When Hillary Clinton is introduced on Funny or Die’s “Between Two Ferns,” the show’s (intentionally) clunky chyron gives her a snarky capsule bio: “Had pneumonia.” Clinton’s episode of the deadpan interview series was actually shot Sept. 9, the day she was diagnosed with pneumonia, and two days before her attempts to shrug off the illness led to an embarrassing on-video stumble.
No one at the shoot could tell she was sick.
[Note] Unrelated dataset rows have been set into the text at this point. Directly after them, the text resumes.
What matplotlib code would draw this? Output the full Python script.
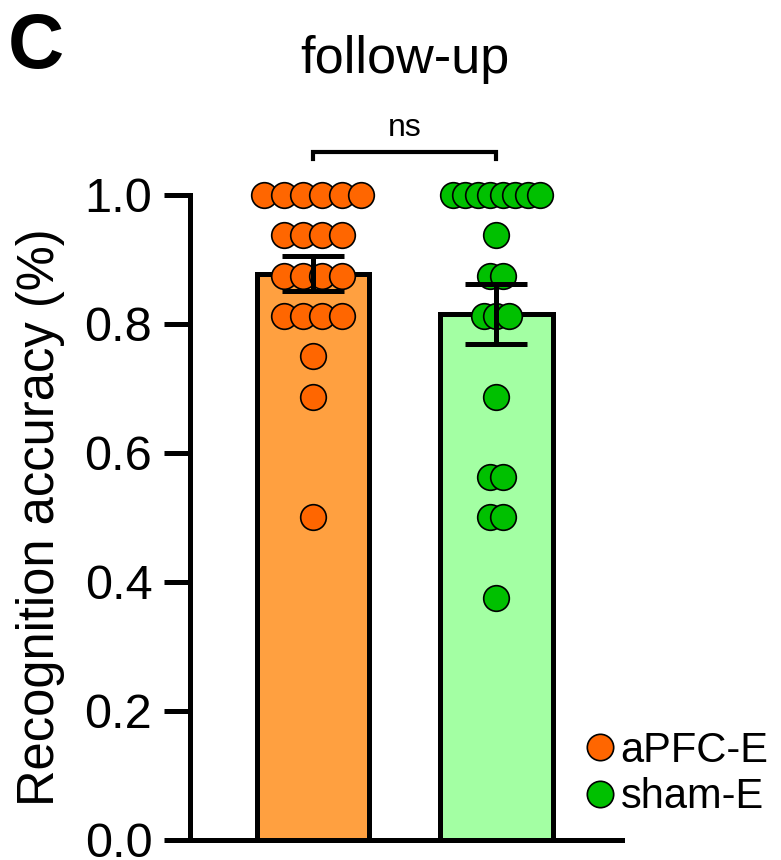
import numpy as np
import matplotlib
matplotlib.use('Agg')
import matplotlib.pyplot as plt
from matplotlib.lines import Line2D

plt.rcParams['font.family'] = ['Liberation Sans', 'DejaVu Sans']

# Recognition accuracy per subject at follow-up
groups = ['aPFC-E', 'sham-E']
apfc = [1.0] * 6 + [0.9375] * 4 + [0.875] * 4 + [0.8125] * 4 + [0.75, 0.6875, 0.5]
sham = [1.0] * 8 + [0.9375] + [0.875] * 2 + [0.8125] * 3 + [0.6875] + [0.5625] * 2 + [0.5] * 2 + [0.375]

bar_colors = ['#FFA040', '#A3FFA3']
dot_colors = ['#FF6600', '#00C000']


def spread(values, step, max_span=0.53):
    # spread tied values horizontally around the group centre
    values = np.asarray(values)
    offs = np.zeros(len(values))
    for v in np.unique(values):
        idx = np.where(values == v)[0]
        n = len(idx)
        s = min(step, max_span / (n - 1)) if n > 1 else 0
        offs[idx] = (np.arange(n) - (n - 1) / 2) * s
    return offs


fig = plt.figure(figsize=(7.81, 8.6), dpi=100)
ax = fig.add_axes([0.243, 0.0233, 0.554, 0.75])

data = [apfc, sham]
steps = [0.105, 0.068]
for i, vals in enumerate(data):
    vals = np.asarray(vals)
    mean = vals.mean()
    sem = vals.std(ddof=1) / np.sqrt(len(vals))
    ax.bar(i, mean, width=0.61, color=bar_colors[i], edgecolor='black',
           linewidth=3.6, zorder=1)
    ax.scatter(i + spread(vals, steps[i]), vals, s=340, color=dot_colors[i],
               edgecolor='black', linewidth=1.2, zorder=3, clip_on=False)
    ax.errorbar(i, mean, yerr=sem, color='black', capsize=22, capthick=3.6,
                elinewidth=3.6, zorder=4)

# significance bracket
ax.plot([0, 0, 1, 1], [1.056, 1.067, 1.067, 1.056], color='black', lw=3,
        clip_on=False, solid_joinstyle='miter')
ax.text(0.5, 1.08, 'ns', ha='center', va='bottom', fontsize=23)

ax.set_xlim(-0.668, 1.685)
ax.set_ylim(0, 1.0)
ax.set_yticks([0.0, 0.2, 0.4, 0.6, 0.8, 1.0])
ax.set_yticklabels(['0.0', '0.2', '0.4', '0.6', '0.8', '1.0'])
ax.set_xticks([])
ax.spines['top'].set_visible(False)
ax.spines['right'].set_visible(False)
for sp in ['left', 'bottom']:
    ax.spines[sp].set_linewidth(3.6)
ax.tick_params(axis='y', length=19, width=3.6, labelsize=35, pad=8)
ax.set_ylabel('Recognition accuracy (%)', fontsize=36.5, labelpad=14)

fig.text(0.519, 0.931, 'follow-up', ha='center', va='center', fontsize=37.5)
fig.text(0.01, 0.945, 'C', ha='left', va='center', fontsize=56,
         fontweight='bold')

handles = [Line2D([], [], marker='o', ls='', markersize=19,
                  markerfacecolor=c, markeredgecolor='black',
                  markeredgewidth=1.2) for c in dot_colors]
fig.legend(handles, groups, loc='center left', bbox_to_anchor=(0.72, 0.1),
           frameon=False, fontsize=30, handletextpad=0.0, labelspacing=0.15,
           handlelength=1.0, borderaxespad=0)

fig.savefig('out.png', dpi=100)
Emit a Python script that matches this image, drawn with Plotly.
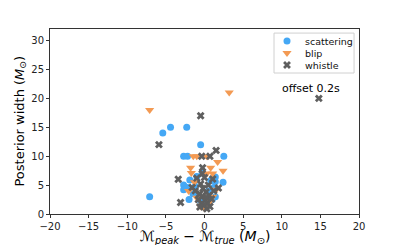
import plotly.graph_objects as go

# scattering (blue circles)
scat_x = [-7.1, -5.4, -4.4, -2.3, -0.5, -2.7, -2.2, 2.5, 2.4, 1.4, 1.4, 1.4, -2.7, -2.7, -1.9,
          -2.0, -0.15, -0.3, -1.0, -1.5, 0.5, -0.8, 1.0, -1.2, 0.8, -0.5, 1.2, -2.2]
scat_y = [3.0, 14.0, 15.0, 15.0, 12.0, 10.0, 10.0, 10.0, 5.5, 3.0, 6.4, 5.6, 5.0, 4.2, 5.9,
          2.5, 1.8, 7.1, 6.5, 3.5, 4.0, 3.0, 2.5, 4.8, 5.8, 2.2, 4.6, 4.6]

# blip (orange triangles)
blip_x = [-7.1, 3.2, -1.45, -1.0, 0.3, 1.7, 2.4, -1.8, -1.7, 0.8, 0.3, 1.06, -2.05, -0.25,
          1.06, 0.7, -1.3, 0.0, -0.5, 0.5, -1.0, 1.5]
blip_y = [18.0, 21.0, 10.0, 10.0, 10.0, 9.0, 7.5, 8.0, 7.1, 8.0, 7.0, 7.0, 4.0, 1.6,
          3.0, 2.1, 5.5, 1.0, 1.3, 1.5, 2.8, 4.2]

# whistle (gray X)
whis_x = [14.8, -0.5, -5.9, -3.4, -3.1, 1.5, -0.36, 0.7, -0.25, -0.3, 1.8, 1.06, -1.0, 0.0,
          0.5, -0.5, -1.2, -0.6, 0.2, -0.3, 0.6, -0.8, 0.1, 0.9, -0.4, 0.4, -0.1, 0.7, -0.6,
          0.2, -0.2, 1.2, -1.6, 0.3]
whis_y = [20.0, 17.0, 12.0, 6.0, 2.0, 11.0, 10.0, 10.0, 8.0, 7.0, 4.5, 6.05, 6.2, 6.3,
          5.0, 5.2, 4.0, 3.5, 3.8, 3.0, 3.2, 2.5, 2.4, 2.6, 1.8, 1.9, 1.5, 1.3, 1.2,
          2.9, 4.4, 4.0, 4.6, 0.9]

x_ticks = [-20, -15, -10, -5, 0, 5, 10, 15, 20]
y_ticks = [0, 5, 10, 15, 20, 25, 30]

series_names = ["scattering", "blip", "whistle"]
series_colors = ["#45a8f5", "#f39a53", "#5f5f5f"]
series_symbols = ["circle", "triangle-down", "x"]
series_sizes = [7, 8, 7]
series_data = [(scat_x, scat_y), (blip_x, blip_y), (whis_x, whis_y)]

fig = go.Figure()
for name, col, sym, sz, (xs, ys) in zip(series_names, series_colors, series_symbols,
                                         series_sizes, series_data):
    fig.add_trace(go.Scatter(x=xs, y=ys, mode="markers", name=name, showlegend=False,
                             marker=dict(symbol=sym, size=sz, color=col)))

# compact legend (matplotlib-like), drawn on an overlay axis measured in plot-area fractions
leg_left, leg_right, leg_top, leg_bottom = 0.725, 0.984, 0.978, 0.762
row_step = 0.065
key_x = 0.767
for i, (name, col, sym, sz) in enumerate(zip(series_names, series_colors, series_symbols, series_sizes)):
    ry = 0.935 - i * row_step
    fig.add_trace(go.Scatter(x=[key_x], y=[ry], mode="markers", showlegend=False,
                             xaxis="x2", yaxis="y2", hoverinfo="skip",
                             marker=dict(symbol=sym, size=sz, color=col)))
    fig.add_annotation(xref="paper", yref="paper", x=0.82, y=ry, text=name,
                       showarrow=False, xanchor="left", yanchor="middle",
                       font=dict(size=9.5, color="#111"))
fig.add_shape(type="rect", xref="paper", yref="paper", x0=leg_left, x1=leg_right,
              y0=leg_bottom, y1=leg_top, line=dict(color="#d0d0d0", width=1),
              fillcolor="rgba(255,255,255,0.8)", layer="below")

fig.add_annotation(x=13.8, y=21.7, text="offset 0.2s", showarrow=False,
                   font=dict(size=11, color="black"))

# axis titles
fig.add_annotation(xref="paper", yref="paper", x=0.5, y=-0.125,
                   text="ℳ<sub><i>peak</i></sub> − ℳ<sub><i>true</i></sub> (<i>M</i><sub>⊙</sub>)",
                   showarrow=False, xanchor="center", yanchor="middle",
                   font=dict(size=14, color="black"))
fig.add_annotation(xref="paper", yref="paper", x=-0.097, y=0.5, textangle=-90,
                   text="Posterior width (<i>M</i><sub>⊙</sub>)",
                   showarrow=False, xanchor="center", yanchor="middle",
                   font=dict(size=13, color="black"))

axis_common = dict(showgrid=False, zeroline=False, showline=True, linecolor="#333",
                   linewidth=1, mirror=True, ticks="outside", ticklen=3, tickcolor="#333",
                   tickfont=dict(size=10, color="#222"), automargin=False)

fig.update_xaxes(range=[-20, 20], tickvals=x_ticks,
                 ticktext=[str(v).replace("-", "−") for v in x_ticks], **axis_common)
fig.update_yaxes(range=[0, 32], tickvals=y_ticks, **axis_common)

# the page body adds an 8px offset, so margins are shifted to keep the plot area in place
fig.update_layout(width=399, height=245, margin=dict(l=42, r=48, t=21, b=39),
                  plot_bgcolor="white", paper_bgcolor="white",
                  font=dict(family="DejaVu Sans"),
                  xaxis2=dict(overlaying="x", range=[0, 1], visible=False, fixedrange=True),
                  yaxis2=dict(overlaying="y", range=[0, 1], visible=False, fixedrange=True))

fig.write_html("out.html")
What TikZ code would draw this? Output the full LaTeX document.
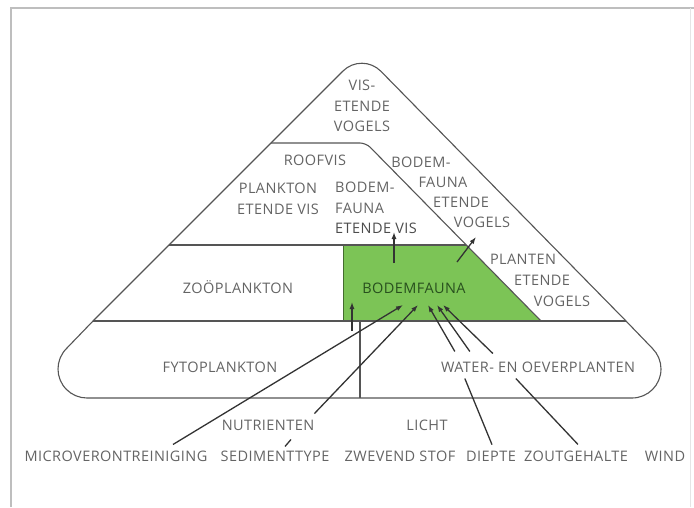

“It was very surprising,” said Scott Aukerman, the co-creator of “Between Two Ferns” and the host of the IFC series “Comedy Bang Bang,” which begins its final season in October. “The one clue that I had, looking back, was that both Zach and Hillary had drinks just out of frame to sip on, and they’d brought out hot water for her. I’m always kind of interested in what people drink to keep their voices up. But when we heard about the pneumonia a few days later, we couldn’t believe it. Not only was she warm and funny, we kept filming for more time than they originally allotted.”
The Clinton episode of “Between Two Ferns” is drawing obvious comparisons to its 2014 interview with President Obama, in which host Zach Galifianakis asked how it felt “to be the last black president.” (The answer was a cold stare.) Clinton’s interview is earning more skeptical coverage — it’s well known that deputy communications director Kristina Schake has been cuing up chances for Clinton to show more of her personality.
“What we heard was that she was the one who suggested to the campaign that they do one, which really streamlined the process for us,” Aukerman said. “We didn’t have to go through the usual hoops. And she was actually super warm and funny during the making of it. After one of the jokes, she let out a big laugh that put us all at ease. This one, compared with the Obama one, was much more improvisational. We didn’t clear most of the jokes through her people.”
There are less than 50 days for a theoretical “Between Two Ferns” stare-off with Donald Trump. Aukerman didn’t think the Republican nominee would be interested. In 2011, when his aborted run for president thrust Trump into the political conversation, he famously seethed through Obama’s White House Correspondents’ Association dinner routine and left without talking to reporters. That same year, he subjected himself to a Comedy Central roast, but with a condition: There could be no jokes implying that he was less wealthy than he claimed to be.
“Most of these times you see a politician in a comedy setting, you can almost hear the discussions being held about what they won’t say,” Aukerman said. “You can guess what was negotiated in order for them to come out well. These have to be authentically awkward, and some of the jokes have to be mean, or they don’t work.”